My wife asks me every day, “How was work?” I tell her. But I do not elaborate. I don’t feel the need to bring all of the same pressures of my job home to throw on her shoulders. And as big of an asshole as I sound, I don’t want to hear about her work problems each and every day either. It takes a toll on a person hearing bitching and moaning about the same issues day after day. Work issues will not get solved at home. Your boss sent another condescending email to you with passive aggressive undertones? You had three really shitty customers with attitudes that rivaled a toddler’s at nap time, all back to back? You had to listen to the Dixie Chicks all day again because Janice refuses to wear headphones? I’m sorry, but I don’t have the power or authority to solve those problems. These sound like issues that should be handled internally. Sometimes things reach a boiling point and you can’t help but explode, venting everything that has been weighing on you. But in my opinion, I’d rather deal with a total blowout every once in a while than a squeaky wheel that constantly needs greasing. Maybe that’s just me.

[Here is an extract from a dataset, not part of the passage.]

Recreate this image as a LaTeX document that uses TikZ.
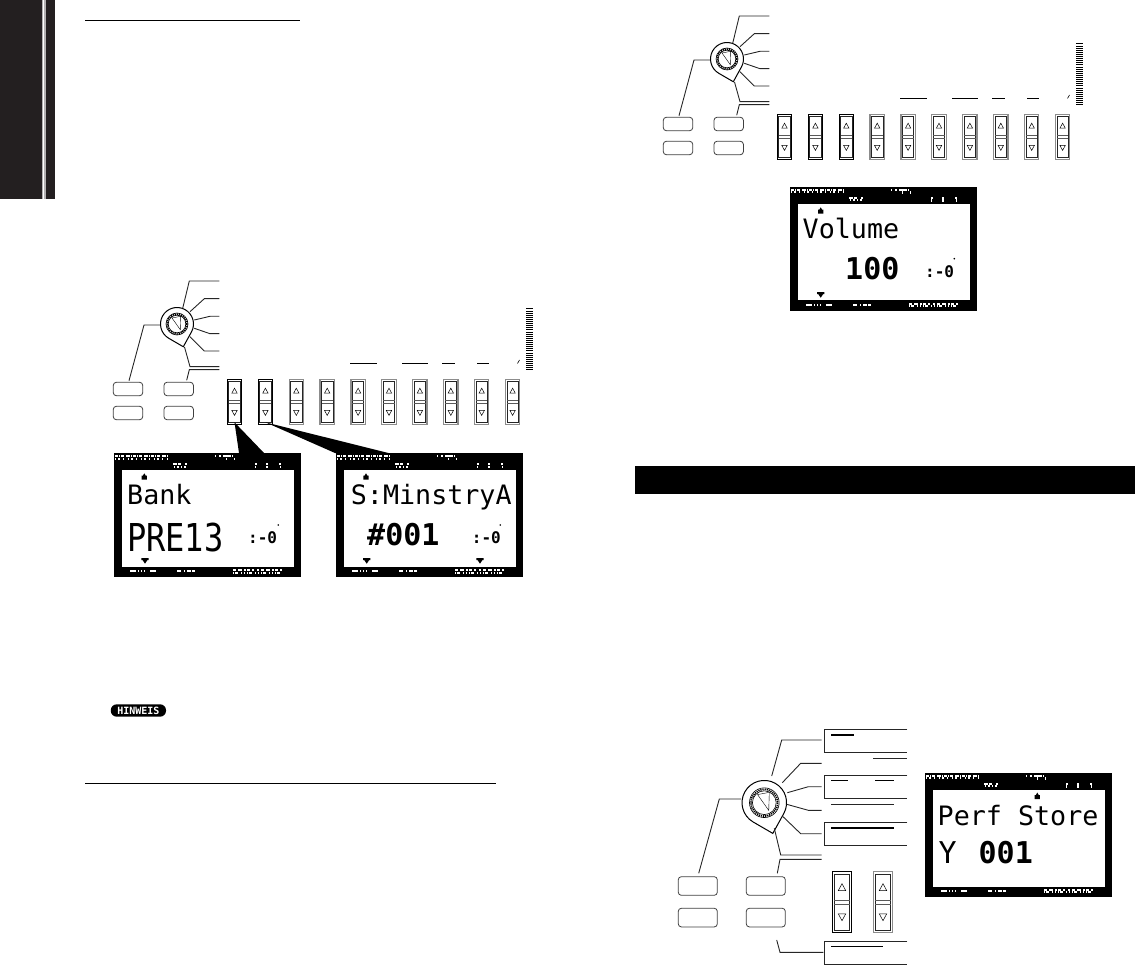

I have my work email on my phone like most people do these days. But I would be lying if I didn’t tell you that I didn’t regret that decision. If your company pays for your phone you are kind of in a bind on this one. But if they don’t pay for it, don’t take that plunge. Every time I look down at my phone when I’m out grabbing a bite to eat or hanging out with some friends just to see a notification indicating a new email from work, it almost instantly puts me in a bad mood. I got a notification at 10:45 p.m. this Christmas Eve.

Are you fucking kidding me? Are you actually The Grinch?

One resolution I have for this coming year is come 6:00 p.m. on a weekday, I’m done. I won’t be checking email from my phone if I am not on work hours. It’s not worth it. We get so few hours alone to ourselves during the week that it is unhealthy to let work steal them from us. Your significant other, your dog, your Tinder account, they don’t deserve that. Spend time while you can with the things that matter. Cleaning the apartment, grocery shopping, paying bills, and general adulting, can’t happen if you are constantly checking emails.

Keep your salary to yourself. This really should not need saying, but it actually is an issue I’ve seen (mostly in the male population from my observations). Regardless of genital type, I don’t understand the need to have a dick measuring contest about our careers. Telling someone how much you make leads to one end result: the other person feeling uncomfortable. They either make more than you and are confused as to why you are bragging about your pay, or they make less than you and all of a sudden are questioning their career path and why they are not making as much as other people their same age. It’s a dick move to talk about how much you make no matter how you look at it. So you keep your $10k raise to yourself and I’ll keep my 6% Christmas bonus to myself. Congrats on the promotion but keep the details to yourself.

One more piece of advice I have: when you’re out at the bar catching happy hour with your coworkers and a buddy joins, or your lady friend shows up, don’t talk about work. That person doesn’t work with all of you so when the conversation revolves around work, people get alienated very quickly. I’ve done it, and I’ve also been on the other end. Be conscious of your company because there is more to life than work. Just be sure you keep it under 100 on the weekdays because these boundaries go both ways. My boss doesn’t want me showing up to work hungover any more than I want to hear about his kid’s pee-wee hockey league.